§ **Lines of data**
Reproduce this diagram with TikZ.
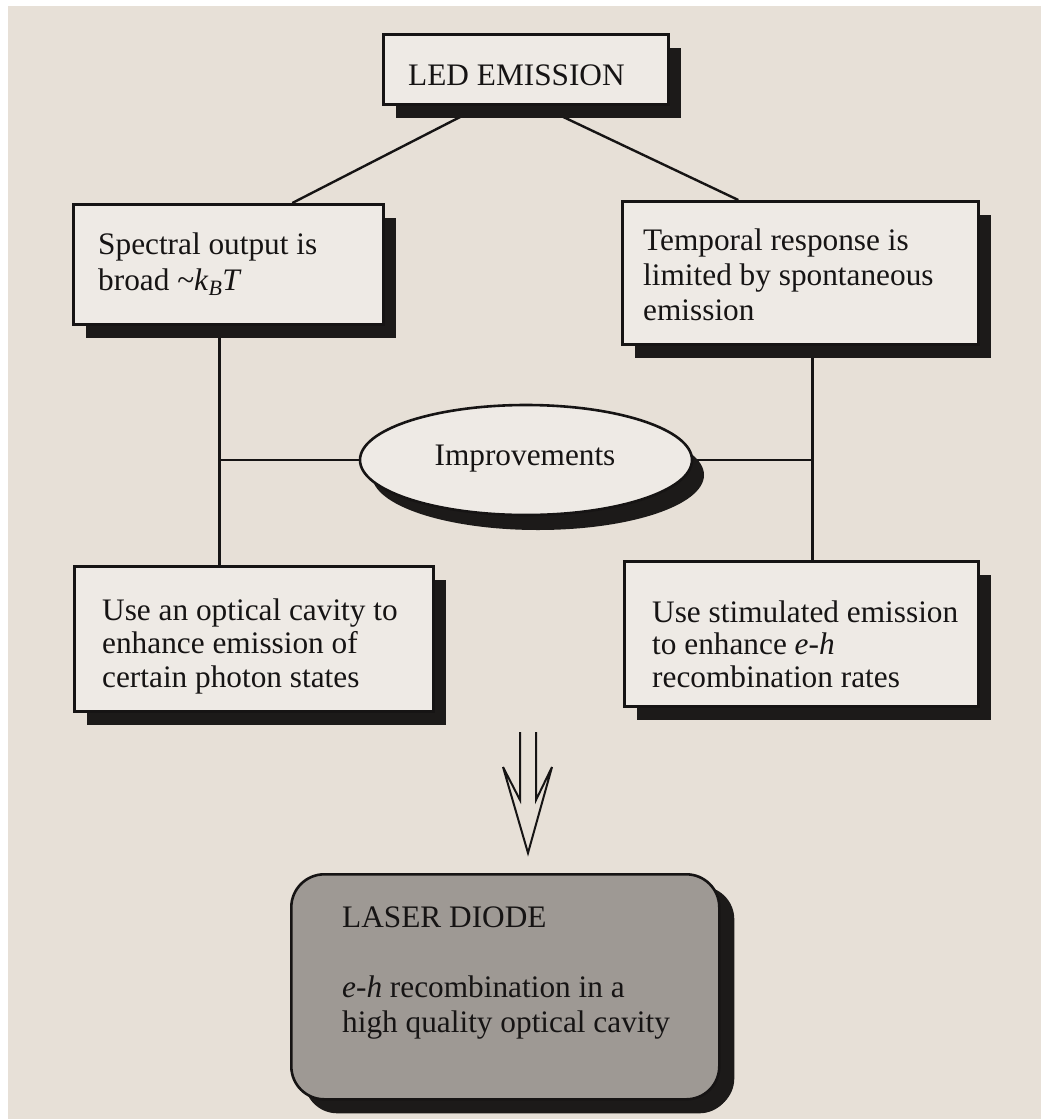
\documentclass[tikz,border=0pt]{standalone}
\usepackage{fontspec}
\setmainfont{Liberation Serif}
\usetikzlibrary{shadows,shapes.geometric,backgrounds}
\definecolor{page}{RGB}{231,224,215}
\definecolor{boxfill}{RGB}{238,234,229}
\definecolor{laserfill}{RGB}{158,153,148}
\definecolor{shade}{RGB}{28,26,25}
\definecolor{ink}{RGB}{22,20,20}
\begin{document}
\begin{tikzpicture}[x=1pt,y=-1pt,
  shadowed/.style={drop shadow={opacity=1,fill=shade,shadow xshift=13pt,shadow yshift=-14pt}},
  box/.style={draw=ink,line width=2.6pt,fill=boxfill,inner sep=0pt,anchor=north west,shadowed},
  conn/.style={draw=ink,line width=2.4pt},
  txt/.style={anchor=base west,inner sep=0pt,text=ink,font=\fontsize{31.3}{35}\selectfont}]
\useasboundingbox (0,0) rectangle (1041,1119);
% boxes
\node[box,minimum width=285pt,minimum height=70pt] (led) at (382,33) {};
\node[box,minimum width=310pt,minimum height=120pt] (spec) at (72,203) {};
\node[box,minimum width=356pt,minimum height=143pt] (temp) at (621,200) {};
\node[box,minimum width=359pt,minimum height=145pt] (opt) at (73,565) {};
\node[box,minimum width=354pt,minimum height=145pt] (stim) at (623,560) {};
\node[ellipse,draw=ink,line width=2.6pt,fill=boxfill,inner sep=0pt,minimum width=332pt,minimum height=110pt,
  drop shadow={opacity=1,fill=shade,shadow xshift=12pt,shadow yshift=-15pt}] (imp) at (526,460) {};
\node[box,rounded corners=33pt,fill=laserfill,minimum width=428pt,minimum height=225pt,
  drop shadow={opacity=1,fill=shade,shadow xshift=15pt,shadow yshift=-12pt}] (laser) at (290,873) {};
% texts
\node[txt] (ledt) at (408,85) {LED EMISSION};
\node[txt,font=\fontsize{31.3}{36}\selectfont] (spect) at (98,254)
  {\begin{tabular}[t]{@{}l@{}}Spectral output is\\broad \textasciitilde\textit{k}\textsubscript{\textit{B}}\textit{T}\end{tabular}};
\node[txt,font=\fontsize{31.3}{35}\selectfont] (tempt) at (643,250)
  {\begin{tabular}[t]{@{}l@{}}Temporal response is\\limited by spontaneous\\emission\end{tabular}};
\node[txt,anchor=base] (impt) at (525,465) {Improvements};
\node[txt,font=\fontsize{31.3}{33.5}\selectfont] (optt) at (102,620)
  {\begin{tabular}[t]{@{}l@{}}Use an optical cavity to\\enhance emission of\\certain photon states\end{tabular}};
\node[txt,font=\fontsize{31.3}{32.5}\selectfont] (stimt) at (652,622)
  {\begin{tabular}[t]{@{}l@{}}Use stimulated emission\\to enhance \textit{e-h}\\recombination rates\end{tabular}};
\node[txt] (lasert) at (342,927) {LASER DIODE};
\node[txt,font=\fontsize{31.3}{35}\selectfont] (laserd) at (342,997)
  {\begin{tabular}[t]{@{}l@{}}\textit{e-h} recombination in a\\high quality optical cavity\end{tabular}};
% hollow double arrow
\coordinate (arrtip) at (528,853);
\draw[ink,line width=2pt,line join=miter] (520,732) -- (520,800) -- (503,767) -- (arrtip)
  -- (552,767) -- (536,800) -- (536,732);
% background and connectors
\begin{scope}[on background layer]
\fill[white] (0,0) rectangle (1041,1119);
\fill[page] (8,6) rectangle (1041,1119);
\draw[conn] ([xshift=-43.5pt]led.south) -- ([xshift=64pt]spec.north);
\draw[conn] ([xshift=13.5pt]led.south) -- ([xshift=-62pt]temp.north);
\draw[conn] ([xshift=-9pt]spec.south) coordinate (lv) -- (lv |- opt.north);
\draw[conn] ([xshift=12pt]temp.south) coordinate (rv) -- (rv |- stim.north);
\draw[conn] (imp.west) -- (imp.west -| lv);
\draw[conn] (imp.east) -- (imp.east -| rv);
\end{scope}
\end{tikzpicture}
\end{document}
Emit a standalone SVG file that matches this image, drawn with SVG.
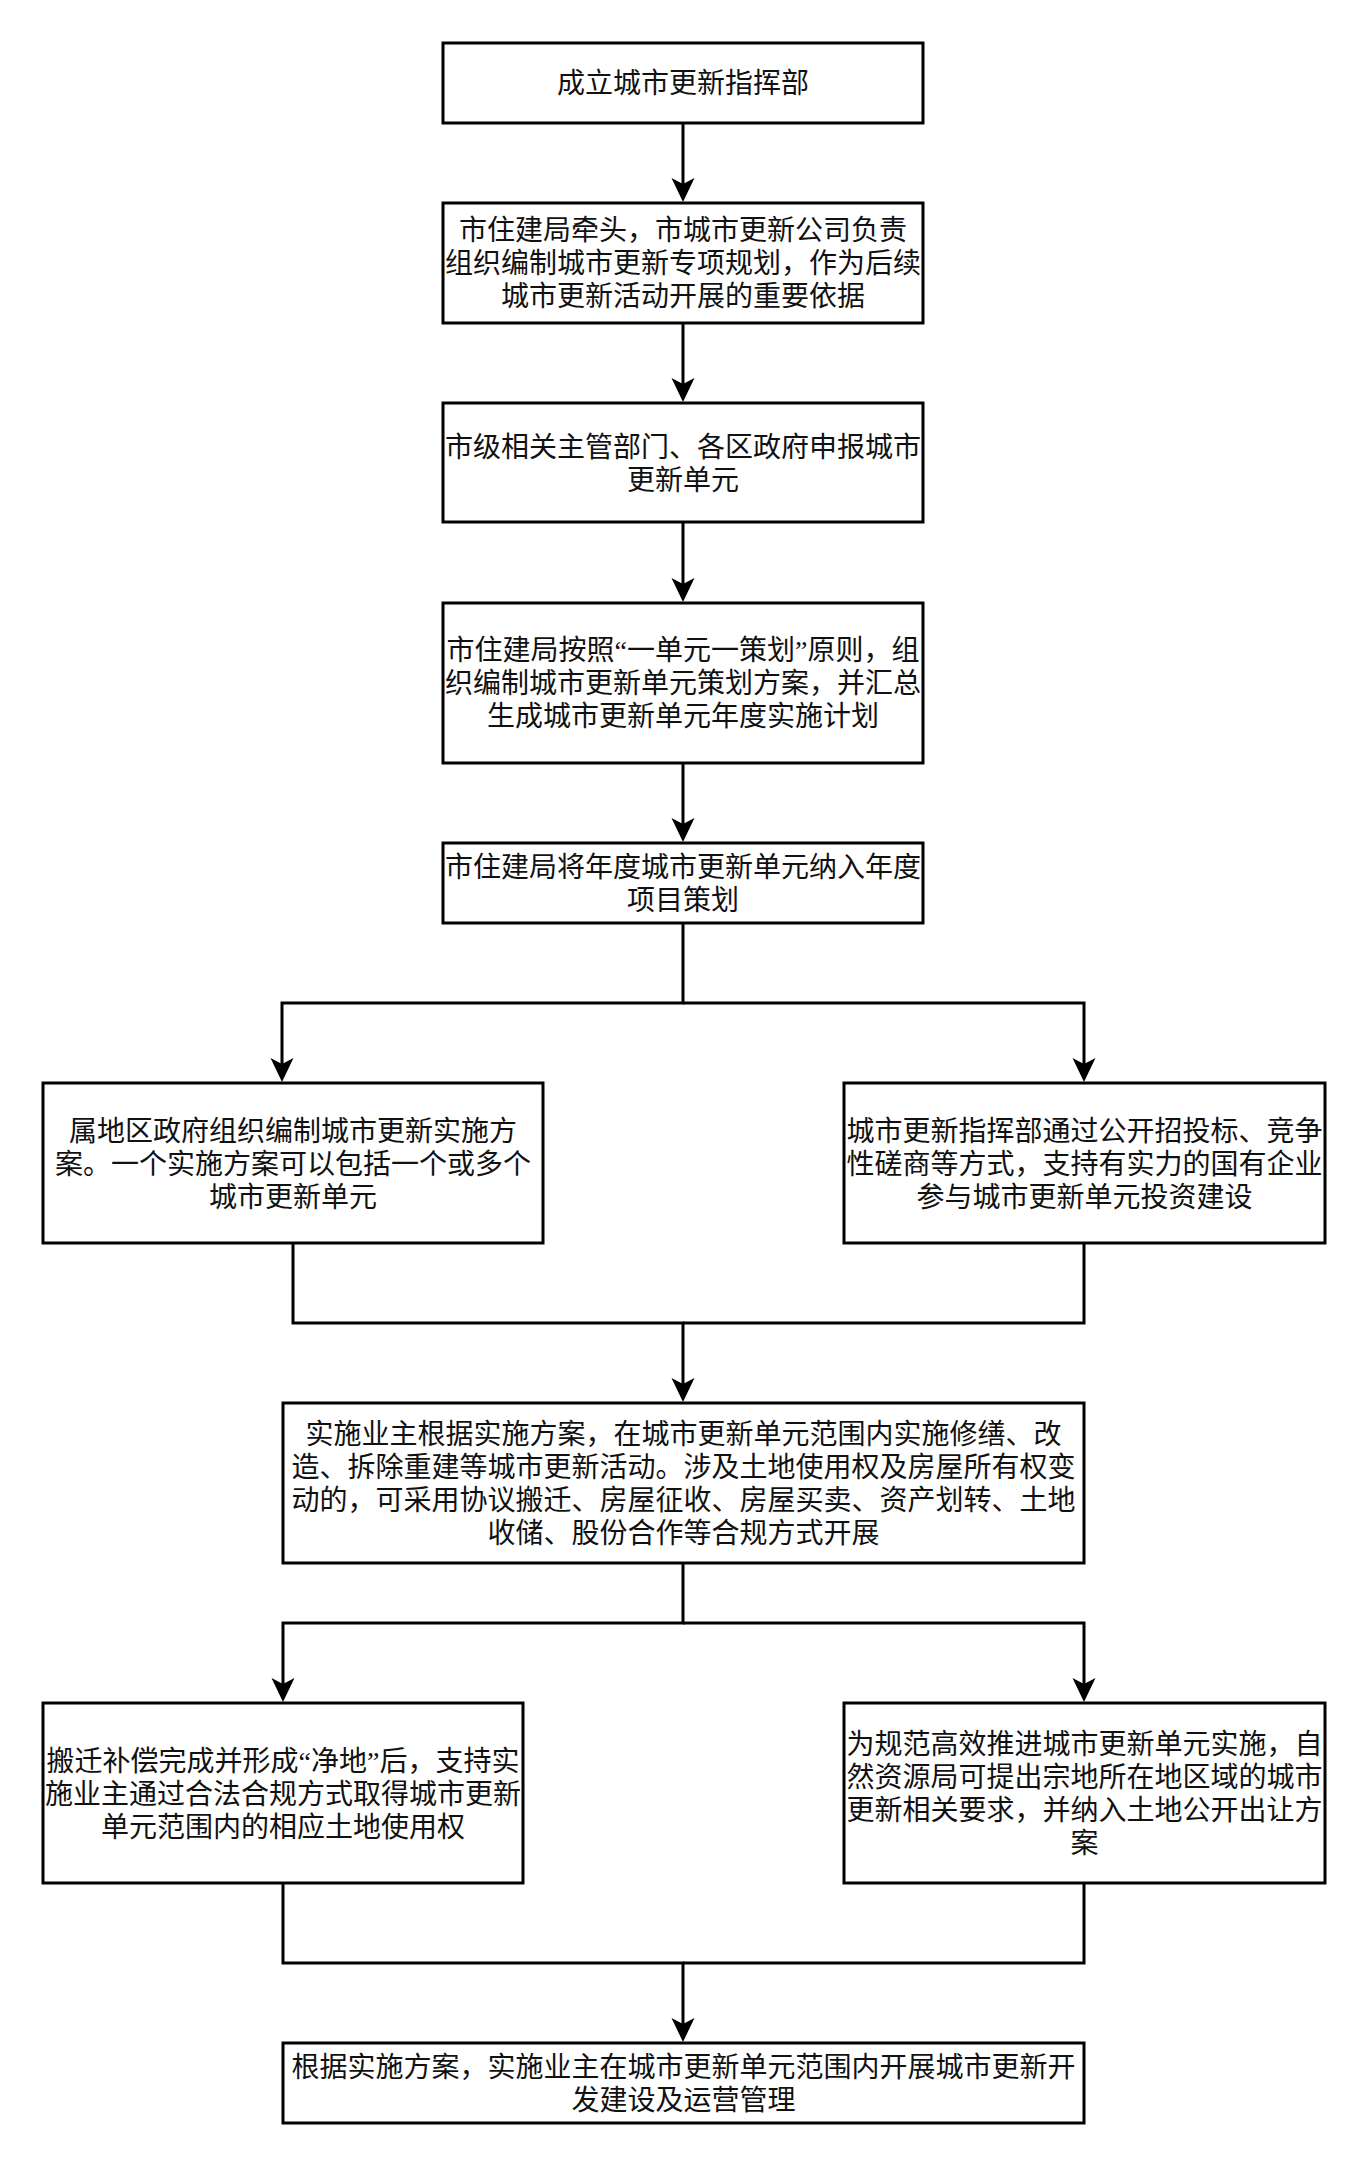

§ **OBJECTIVE**
Output all of the data exactly as it stands, minus any images.

§ **PROBLEM SOLUTION**
Reproduce this diagram with TikZ.
\documentclass[tikz,border=0pt]{standalone}
\usepackage{fontspec}
\setmainfont{Liberation Serif}
\usetikzlibrary{shadows,shapes.geometric,backgrounds}
\definecolor{page}{RGB}{231,224,215}
\definecolor{boxfill}{RGB}{238,234,229}
\definecolor{laserfill}{RGB}{158,153,148}
\definecolor{shade}{RGB}{28,26,25}
\definecolor{ink}{RGB}{22,20,20}
\begin{document}
\begin{tikzpicture}[x=1pt,y=-1pt,
  shadowed/.style={drop shadow={opacity=1,fill=shade,shadow xshift=13pt,shadow yshift=-14pt}},
  box/.style={draw=ink,line width=2.6pt,fill=boxfill,inner sep=0pt,anchor=north west,shadowed},
  conn/.style={draw=ink,line width=2.4pt},
  txt/.style={anchor=base west,inner sep=0pt,text=ink,font=\fontsize{31.3}{35}\selectfont}]
\useasboundingbox (0,0) rectangle (1041,1119);
% boxes
\node[box,minimum width=285pt,minimum height=70pt] (led) at (382,33) {};
\node[box,minimum width=310pt,minimum height=120pt] (spec) at (72,203) {};
\node[box,minimum width=356pt,minimum height=143pt] (temp) at (621,200) {};
\node[box,minimum width=359pt,minimum height=145pt] (opt) at (73,565) {};
\node[box,minimum width=354pt,minimum height=145pt] (stim) at (623,560) {};
\node[ellipse,draw=ink,line width=2.6pt,fill=boxfill,inner sep=0pt,minimum width=332pt,minimum height=110pt,
  drop shadow={opacity=1,fill=shade,shadow xshift=12pt,shadow yshift=-15pt}] (imp) at (526,460) {};
\node[box,rounded corners=33pt,fill=laserfill,minimum width=428pt,minimum height=225pt,
  drop shadow={opacity=1,fill=shade,shadow xshift=15pt,shadow yshift=-12pt}] (laser) at (290,873) {};
% texts
\node[txt] (ledt) at (408,85) {LED EMISSION};
\node[txt,font=\fontsize{31.3}{36}\selectfont] (spect) at (98,254)
  {\begin{tabular}[t]{@{}l@{}}Spectral output is\\broad \textasciitilde\textit{k}\textsubscript{\textit{B}}\textit{T}\end{tabular}};
\node[txt,font=\fontsize{31.3}{35}\selectfont] (tempt) at (643,250)
  {\begin{tabular}[t]{@{}l@{}}Temporal response is\\limited by spontaneous\\emission\end{tabular}};
\node[txt,anchor=base] (impt) at (525,465) {Improvements};
\node[txt,font=\fontsize{31.3}{33.5}\selectfont] (optt) at (102,620)
  {\begin{tabular}[t]{@{}l@{}}Use an optical cavity to\\enhance emission of\\certain photon states\end{tabular}};
\node[txt,font=\fontsize{31.3}{32.5}\selectfont] (stimt) at (652,622)
  {\begin{tabular}[t]{@{}l@{}}Use stimulated emission\\to enhance \textit{e-h}\\recombination rates\end{tabular}};
\node[txt] (lasert) at (342,927) {LASER DIODE};
\node[txt,font=\fontsize{31.3}{35}\selectfont] (laserd) at (342,997)
  {\begin{tabular}[t]{@{}l@{}}\textit{e-h} recombination in a\\high quality optical cavity\end{tabular}};
% hollow double arrow
\coordinate (arrtip) at (528,853);
\draw[ink,line width=2pt,line join=miter] (520,732) -- (520,800) -- (503,767) -- (arrtip)
  -- (552,767) -- (536,800) -- (536,732);
% background and connectors
\begin{scope}[on background layer]
\fill[white] (0,0) rectangle (1041,1119);
\fill[page] (8,6) rectangle (1041,1119);
\draw[conn] ([xshift=-43.5pt]led.south) -- ([xshift=64pt]spec.north);
\draw[conn] ([xshift=13.5pt]led.south) -- ([xshift=-62pt]temp.north);
\draw[conn] ([xshift=-9pt]spec.south) coordinate (lv) -- (lv |- opt.north);
\draw[conn] ([xshift=12pt]temp.south) coordinate (rv) -- (rv |- stim.north);
\draw[conn] (imp.west) -- (imp.west -| lv);
\draw[conn] (imp.east) -- (imp.east -| rv);
\end{scope}
\end{tikzpicture}
\end{document}
Emit a standalone SVG file that matches this image, drawn with SVG.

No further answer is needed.